● **Entries shown**:
▶
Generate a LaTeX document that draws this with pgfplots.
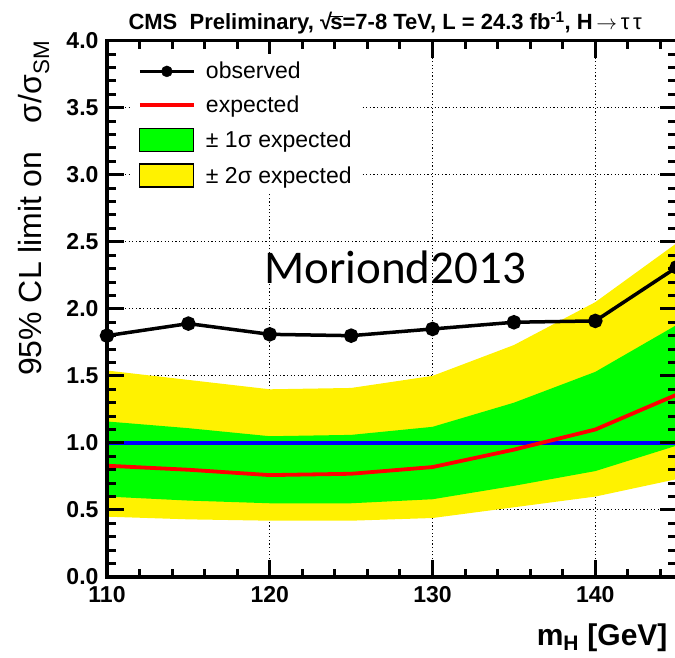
\documentclass[border=0pt]{standalone}
\usepackage{pgfplots}
\pgfplotsset{compat=1.18}
\usepackage{fontspec}
\setmainfont{Liberation Sans}
\newfontfamily\calibri{Carlito}

\begin{document}
\begin{tikzpicture}[x=1pt,y=1pt]
\begin{axis}[
  at={(107pt,80pt)}, anchor=south west,
  scale only axis, width=569.7pt, height=536.3pt,
  xmin=110, xmax=145, ymin=0, ymax=4,
  axis on top,
  clip mode=individual,
  axis line style={line width=3.5pt},
  xtick={110,120,130,140}, xticklabels={110,120,130,140},
  minor xtick={112,114,116,118,122,124,126,128,132,134,136,138,142,144},
  ytick={0,0.5,1,1.5,2,2.5,3,3.5,4},
  yticklabels={0.0,0.5,1.0,1.5,2.0,2.5,3.0,3.5,4.0},
  minor y tick num=4,
  tick align=inside,
  major tick style={line width=3pt, black},
  minor tick style={line width=3pt, black},
  major tick length=17pt, minor tick length=8.5pt,
  tick label style={font=\fontsize{23}{23}\selectfont\bfseries},
  xticklabel style={yshift=-6pt},
  yticklabel style={xshift=-5pt},
  legend style={at={(rel axis cs:0.04,0.975)}, anchor=north west, draw=none, fill=white,
    font=\fontsize{23}{23}\selectfont, row sep=11.5pt, inner xsep=8pt, inner ysep=6pt},
  legend cell align=left,
]
% grid lines (below the bands)
\draw[black, line width=1pt, dash pattern=on 1.2pt off 2.4pt] (120,0) -- (120,4);
\draw[black, line width=1pt, dash pattern=on 1.2pt off 2.4pt] (130,0) -- (130,4);
\draw[black, line width=1pt, dash pattern=on 1.2pt off 2.4pt] (140,0) -- (140,4);
\draw[black, line width=1pt, dash pattern=on 1.2pt off 2.4pt] (110,0.5) -- (145,0.5);
\draw[black, line width=1pt, dash pattern=on 1.2pt off 2.4pt] (110,1.5) -- (145,1.5);
\draw[black, line width=1pt, dash pattern=on 1.2pt off 2.4pt] (110,2.0) -- (145,2.0);
\draw[black, line width=1pt, dash pattern=on 1.2pt off 2.4pt] (110,2.5) -- (145,2.5);
\draw[black, line width=1pt, dash pattern=on 1.2pt off 2.4pt] (110,3.0) -- (145,3.0);
\draw[black, line width=1pt, dash pattern=on 1.2pt off 2.4pt] (110,3.5) -- (145,3.5);

% +-2 sigma band
\addplot[fill=yellow, draw=none, forget plot] coordinates {
 (110,1.54) (115,1.47) (120,1.40) (125,1.41) (130,1.50) (135,1.73) (140,2.05) (145,2.49)
 (145,0.73) (140,0.60) (135,0.52) (130,0.44) (125,0.42) (120,0.42) (115,0.43) (110,0.45)} -- cycle;
% +-1 sigma band
\addplot[fill=green, draw=none, forget plot] coordinates {
 (110,1.16) (115,1.11) (120,1.05) (125,1.06) (130,1.12) (135,1.30) (140,1.53) (145,1.88)
 (145,0.98) (140,0.79) (135,0.68) (130,0.58) (125,0.55) (120,0.55) (115,0.57) (110,0.60)} -- cycle;
% SM line
\addplot[blue, line width=3.2pt, forget plot] coordinates {(110,1) (145,1)};
% expected
\addplot[red, line width=3.8pt, forget plot] coordinates {
 (110,0.83) (115,0.80) (120,0.76) (125,0.77) (130,0.82) (135,0.95) (140,1.10) (145,1.36)};
% observed
\addplot[black, line width=3.5pt, mark=*, mark size=5.5pt, forget plot] coordinates {
 (110,1.80) (115,1.89) (120,1.81) (125,1.80) (130,1.85) (135,1.90) (140,1.91) (145,2.31)};

\addlegendimage{legend image code/.code={\path[draw=none,fill=none] (64pt,0pt) circle (0.1pt); \draw[black,line width=3.5pt] (0pt,0pt) -- (54pt,0pt); \fill[black] (27pt,0pt) circle (5.5pt);}}
\addlegendentry{observed}
\addlegendimage{legend image code/.code={\path[draw=none,fill=none] (64pt,0pt) circle (0.1pt); \draw[red,line width=3.8pt] (0pt,0pt) -- (54pt,0pt);}}
\addlegendentry{expected}
\addlegendimage{legend image code/.code={\path[draw=none,fill=none] (64pt,0pt) circle (0.1pt); \draw[black,line width=1.2pt,fill=green] (0pt,-11.5pt) rectangle (54pt,11.5pt);}}
\addlegendentry{± 1σ expected}
\addlegendimage{legend image code/.code={\path[draw=none,fill=none] (64pt,0pt) circle (0.1pt); \draw[black,line width=1.2pt,fill=yellow] (0pt,-11.5pt) rectangle (54pt,11.5pt);}}
\addlegendentry{± 2σ expected}

\node[font=\calibri\fontsize{47}{47}\selectfont, anchor=base] at (127.7,2.19) {Moriond2013};
\end{axis}

\node[anchor=base west, font=\fontsize{22}{22}\selectfont\bfseries] at (125,627)
  {CMS\ \ Preliminary, √\kern-0.08em\vbox{\hrule height 1.3pt\kern 1.2pt\hbox{s}}=7-8 TeV, L = 24.3 fb\textsuperscript{-1}, H\,$\rightarrow$\,{\mdseries τ\,τ}};
\node[anchor=base east, font=\fontsize{30}{30}\selectfont\bfseries] at (671,12) {m\textsubscript{H} [GeV]};
\node[rotate=90, anchor=base east, font=\fontsize{32}{32}\selectfont] at (42,620) {95\% CL limit on\hspace{0.9em}σ/σ\textsubscript{SM}};

\pgfresetboundingbox
\path[use as bounding box] (0,0) rectangle (675,657);
\end{tikzpicture}
\end{document}
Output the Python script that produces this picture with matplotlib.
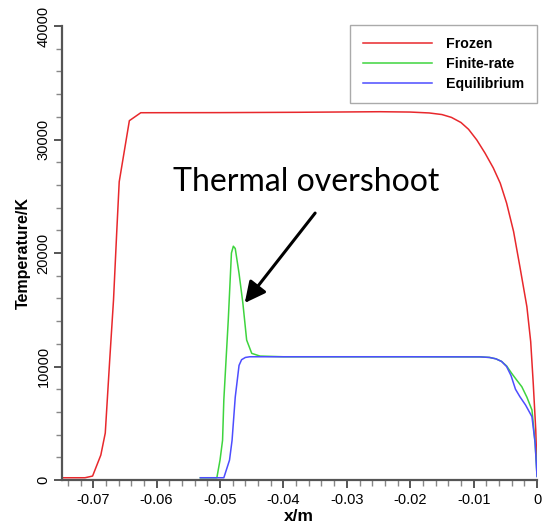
◀
● **Your instructions**: Can you repeat every record above exactly, apart from the pictures?

● **Problem solution**:
Generate a LaTeX document that draws this with pgfplots.
\documentclass[border=0pt]{standalone}
\usepackage{pgfplots}
\pgfplotsset{compat=1.18}
\usepackage{fontspec}
\setmainfont{Liberation Sans}
\newfontfamily\calibri{Carlito}

\begin{document}
\begin{tikzpicture}[x=1pt,y=1pt]
\begin{axis}[
  at={(107pt,80pt)}, anchor=south west,
  scale only axis, width=569.7pt, height=536.3pt,
  xmin=110, xmax=145, ymin=0, ymax=4,
  axis on top,
  clip mode=individual,
  axis line style={line width=3.5pt},
  xtick={110,120,130,140}, xticklabels={110,120,130,140},
  minor xtick={112,114,116,118,122,124,126,128,132,134,136,138,142,144},
  ytick={0,0.5,1,1.5,2,2.5,3,3.5,4},
  yticklabels={0.0,0.5,1.0,1.5,2.0,2.5,3.0,3.5,4.0},
  minor y tick num=4,
  tick align=inside,
  major tick style={line width=3pt, black},
  minor tick style={line width=3pt, black},
  major tick length=17pt, minor tick length=8.5pt,
  tick label style={font=\fontsize{23}{23}\selectfont\bfseries},
  xticklabel style={yshift=-6pt},
  yticklabel style={xshift=-5pt},
  legend style={at={(rel axis cs:0.04,0.975)}, anchor=north west, draw=none, fill=white,
    font=\fontsize{23}{23}\selectfont, row sep=11.5pt, inner xsep=8pt, inner ysep=6pt},
  legend cell align=left,
]
% grid lines (below the bands)
\draw[black, line width=1pt, dash pattern=on 1.2pt off 2.4pt] (120,0) -- (120,4);
\draw[black, line width=1pt, dash pattern=on 1.2pt off 2.4pt] (130,0) -- (130,4);
\draw[black, line width=1pt, dash pattern=on 1.2pt off 2.4pt] (140,0) -- (140,4);
\draw[black, line width=1pt, dash pattern=on 1.2pt off 2.4pt] (110,0.5) -- (145,0.5);
\draw[black, line width=1pt, dash pattern=on 1.2pt off 2.4pt] (110,1.5) -- (145,1.5);
\draw[black, line width=1pt, dash pattern=on 1.2pt off 2.4pt] (110,2.0) -- (145,2.0);
\draw[black, line width=1pt, dash pattern=on 1.2pt off 2.4pt] (110,2.5) -- (145,2.5);
\draw[black, line width=1pt, dash pattern=on 1.2pt off 2.4pt] (110,3.0) -- (145,3.0);
\draw[black, line width=1pt, dash pattern=on 1.2pt off 2.4pt] (110,3.5) -- (145,3.5);

% +-2 sigma band
\addplot[fill=yellow, draw=none, forget plot] coordinates {
 (110,1.54) (115,1.47) (120,1.40) (125,1.41) (130,1.50) (135,1.73) (140,2.05) (145,2.49)
 (145,0.73) (140,0.60) (135,0.52) (130,0.44) (125,0.42) (120,0.42) (115,0.43) (110,0.45)} -- cycle;
% +-1 sigma band
\addplot[fill=green, draw=none, forget plot] coordinates {
 (110,1.16) (115,1.11) (120,1.05) (125,1.06) (130,1.12) (135,1.30) (140,1.53) (145,1.88)
 (145,0.98) (140,0.79) (135,0.68) (130,0.58) (125,0.55) (120,0.55) (115,0.57) (110,0.60)} -- cycle;
% SM line
\addplot[blue, line width=3.2pt, forget plot] coordinates {(110,1) (145,1)};
% expected
\addplot[red, line width=3.8pt, forget plot] coordinates {
 (110,0.83) (115,0.80) (120,0.76) (125,0.77) (130,0.82) (135,0.95) (140,1.10) (145,1.36)};
% observed
\addplot[black, line width=3.5pt, mark=*, mark size=5.5pt, forget plot] coordinates {
 (110,1.80) (115,1.89) (120,1.81) (125,1.80) (130,1.85) (135,1.90) (140,1.91) (145,2.31)};

\addlegendimage{legend image code/.code={\path[draw=none,fill=none] (64pt,0pt) circle (0.1pt); \draw[black,line width=3.5pt] (0pt,0pt) -- (54pt,0pt); \fill[black] (27pt,0pt) circle (5.5pt);}}
\addlegendentry{observed}
\addlegendimage{legend image code/.code={\path[draw=none,fill=none] (64pt,0pt) circle (0.1pt); \draw[red,line width=3.8pt] (0pt,0pt) -- (54pt,0pt);}}
\addlegendentry{expected}
\addlegendimage{legend image code/.code={\path[draw=none,fill=none] (64pt,0pt) circle (0.1pt); \draw[black,line width=1.2pt,fill=green] (0pt,-11.5pt) rectangle (54pt,11.5pt);}}
\addlegendentry{± 1σ expected}
\addlegendimage{legend image code/.code={\path[draw=none,fill=none] (64pt,0pt) circle (0.1pt); \draw[black,line width=1.2pt,fill=yellow] (0pt,-11.5pt) rectangle (54pt,11.5pt);}}
\addlegendentry{± 2σ expected}

\node[font=\calibri\fontsize{47}{47}\selectfont, anchor=base] at (127.7,2.19) {Moriond2013};
\end{axis}

\node[anchor=base west, font=\fontsize{22}{22}\selectfont\bfseries] at (125,627)
  {CMS\ \ Preliminary, √\kern-0.08em\vbox{\hrule height 1.3pt\kern 1.2pt\hbox{s}}=7-8 TeV, L = 24.3 fb\textsuperscript{-1}, H\,$\rightarrow$\,{\mdseries τ\,τ}};
\node[anchor=base east, font=\fontsize{30}{30}\selectfont\bfseries] at (671,12) {m\textsubscript{H} [GeV]};
\node[rotate=90, anchor=base east, font=\fontsize{32}{32}\selectfont] at (42,620) {95\% CL limit on\hspace{0.9em}σ/σ\textsubscript{SM}};

\pgfresetboundingbox
\path[use as bounding box] (0,0) rectangle (675,657);
\end{tikzpicture}
\end{document}
Output the Python script that produces this picture with matplotlib.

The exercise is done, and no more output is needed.